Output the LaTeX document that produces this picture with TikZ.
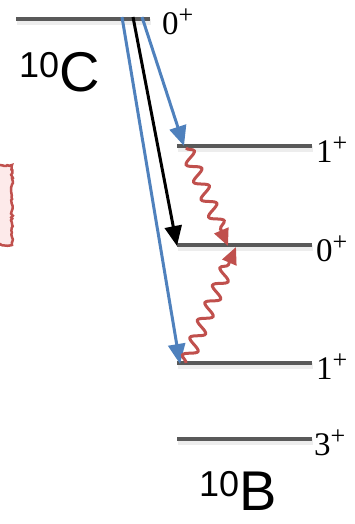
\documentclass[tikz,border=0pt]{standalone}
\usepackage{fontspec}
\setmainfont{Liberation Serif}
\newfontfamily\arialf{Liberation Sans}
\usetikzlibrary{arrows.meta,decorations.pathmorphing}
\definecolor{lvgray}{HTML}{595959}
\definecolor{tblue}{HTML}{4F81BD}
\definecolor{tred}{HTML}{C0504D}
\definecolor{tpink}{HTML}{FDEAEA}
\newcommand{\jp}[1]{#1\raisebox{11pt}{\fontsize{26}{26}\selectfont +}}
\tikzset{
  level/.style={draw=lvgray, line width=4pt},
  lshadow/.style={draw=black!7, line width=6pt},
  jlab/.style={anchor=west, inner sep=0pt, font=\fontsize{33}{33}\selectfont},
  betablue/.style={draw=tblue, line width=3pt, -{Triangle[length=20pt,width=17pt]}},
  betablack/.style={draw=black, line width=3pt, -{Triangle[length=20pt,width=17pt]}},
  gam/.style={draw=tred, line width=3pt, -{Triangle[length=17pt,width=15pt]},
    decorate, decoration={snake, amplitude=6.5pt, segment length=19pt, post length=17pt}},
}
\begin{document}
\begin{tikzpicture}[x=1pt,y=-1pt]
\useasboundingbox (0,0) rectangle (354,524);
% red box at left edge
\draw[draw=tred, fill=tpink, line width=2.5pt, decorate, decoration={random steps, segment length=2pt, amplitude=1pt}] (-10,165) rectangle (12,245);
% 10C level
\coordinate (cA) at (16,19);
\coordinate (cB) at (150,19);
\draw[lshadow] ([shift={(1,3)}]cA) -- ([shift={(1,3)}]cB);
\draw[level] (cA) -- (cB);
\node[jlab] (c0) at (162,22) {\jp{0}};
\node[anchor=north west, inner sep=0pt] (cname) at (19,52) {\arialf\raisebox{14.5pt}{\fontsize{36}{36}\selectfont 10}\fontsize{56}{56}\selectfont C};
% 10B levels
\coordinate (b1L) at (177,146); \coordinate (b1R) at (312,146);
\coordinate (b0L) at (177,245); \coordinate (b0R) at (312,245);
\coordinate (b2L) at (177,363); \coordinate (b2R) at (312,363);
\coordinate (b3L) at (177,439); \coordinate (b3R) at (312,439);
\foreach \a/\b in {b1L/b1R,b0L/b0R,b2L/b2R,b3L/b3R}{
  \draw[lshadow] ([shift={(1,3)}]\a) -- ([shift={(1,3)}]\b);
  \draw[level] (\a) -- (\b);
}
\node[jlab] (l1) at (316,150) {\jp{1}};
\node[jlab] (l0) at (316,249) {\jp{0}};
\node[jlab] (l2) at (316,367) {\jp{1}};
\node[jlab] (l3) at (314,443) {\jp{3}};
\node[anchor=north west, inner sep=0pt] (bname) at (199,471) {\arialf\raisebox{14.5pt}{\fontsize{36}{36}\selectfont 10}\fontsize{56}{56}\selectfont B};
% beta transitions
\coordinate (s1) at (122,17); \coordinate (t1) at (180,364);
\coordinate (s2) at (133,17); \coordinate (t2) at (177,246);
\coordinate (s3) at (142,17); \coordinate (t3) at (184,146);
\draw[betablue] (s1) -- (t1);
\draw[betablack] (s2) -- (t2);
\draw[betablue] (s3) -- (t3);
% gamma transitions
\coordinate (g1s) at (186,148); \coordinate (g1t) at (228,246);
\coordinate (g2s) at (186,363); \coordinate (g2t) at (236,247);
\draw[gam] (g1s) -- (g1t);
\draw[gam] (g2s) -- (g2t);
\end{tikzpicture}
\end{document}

Problem to work on: Set down all the data again exactly as above, pictures excluded.

Answer in full:
Output the LaTeX document that produces this picture with TikZ.
\documentclass[tikz,border=0pt]{standalone}
\usepackage{fontspec}
\setmainfont{Liberation Serif}
\newfontfamily\arialf{Liberation Sans}
\usetikzlibrary{arrows.meta,decorations.pathmorphing}
\definecolor{lvgray}{HTML}{595959}
\definecolor{tblue}{HTML}{4F81BD}
\definecolor{tred}{HTML}{C0504D}
\definecolor{tpink}{HTML}{FDEAEA}
\newcommand{\jp}[1]{#1\raisebox{11pt}{\fontsize{26}{26}\selectfont +}}
\tikzset{
  level/.style={draw=lvgray, line width=4pt},
  lshadow/.style={draw=black!7, line width=6pt},
  jlab/.style={anchor=west, inner sep=0pt, font=\fontsize{33}{33}\selectfont},
  betablue/.style={draw=tblue, line width=3pt, -{Triangle[length=20pt,width=17pt]}},
  betablack/.style={draw=black, line width=3pt, -{Triangle[length=20pt,width=17pt]}},
  gam/.style={draw=tred, line width=3pt, -{Triangle[length=17pt,width=15pt]},
    decorate, decoration={snake, amplitude=6.5pt, segment length=19pt, post length=17pt}},
}
\begin{document}
\begin{tikzpicture}[x=1pt,y=-1pt]
\useasboundingbox (0,0) rectangle (354,524);
% red box at left edge
\draw[draw=tred, fill=tpink, line width=2.5pt, decorate, decoration={random steps, segment length=2pt, amplitude=1pt}] (-10,165) rectangle (12,245);
% 10C level
\coordinate (cA) at (16,19);
\coordinate (cB) at (150,19);
\draw[lshadow] ([shift={(1,3)}]cA) -- ([shift={(1,3)}]cB);
\draw[level] (cA) -- (cB);
\node[jlab] (c0) at (162,22) {\jp{0}};
\node[anchor=north west, inner sep=0pt] (cname) at (19,52) {\arialf\raisebox{14.5pt}{\fontsize{36}{36}\selectfont 10}\fontsize{56}{56}\selectfont C};
% 10B levels
\coordinate (b1L) at (177,146); \coordinate (b1R) at (312,146);
\coordinate (b0L) at (177,245); \coordinate (b0R) at (312,245);
\coordinate (b2L) at (177,363); \coordinate (b2R) at (312,363);
\coordinate (b3L) at (177,439); \coordinate (b3R) at (312,439);
\foreach \a/\b in {b1L/b1R,b0L/b0R,b2L/b2R,b3L/b3R}{
  \draw[lshadow] ([shift={(1,3)}]\a) -- ([shift={(1,3)}]\b);
  \draw[level] (\a) -- (\b);
}
\node[jlab] (l1) at (316,150) {\jp{1}};
\node[jlab] (l0) at (316,249) {\jp{0}};
\node[jlab] (l2) at (316,367) {\jp{1}};
\node[jlab] (l3) at (314,443) {\jp{3}};
\node[anchor=north west, inner sep=0pt] (bname) at (199,471) {\arialf\raisebox{14.5pt}{\fontsize{36}{36}\selectfont 10}\fontsize{56}{56}\selectfont B};
% beta transitions
\coordinate (s1) at (122,17); \coordinate (t1) at (180,364);
\coordinate (s2) at (133,17); \coordinate (t2) at (177,246);
\coordinate (s3) at (142,17); \coordinate (t3) at (184,146);
\draw[betablue] (s1) -- (t1);
\draw[betablack] (s2) -- (t2);
\draw[betablue] (s3) -- (t3);
% gamma transitions
\coordinate (g1s) at (186,148); \coordinate (g1t) at (228,246);
\coordinate (g2s) at (186,363); \coordinate (g2t) at (236,247);
\draw[gam] (g1s) -- (g1t);
\draw[gam] (g2s) -- (g2t);
\end{tikzpicture}
\end{document}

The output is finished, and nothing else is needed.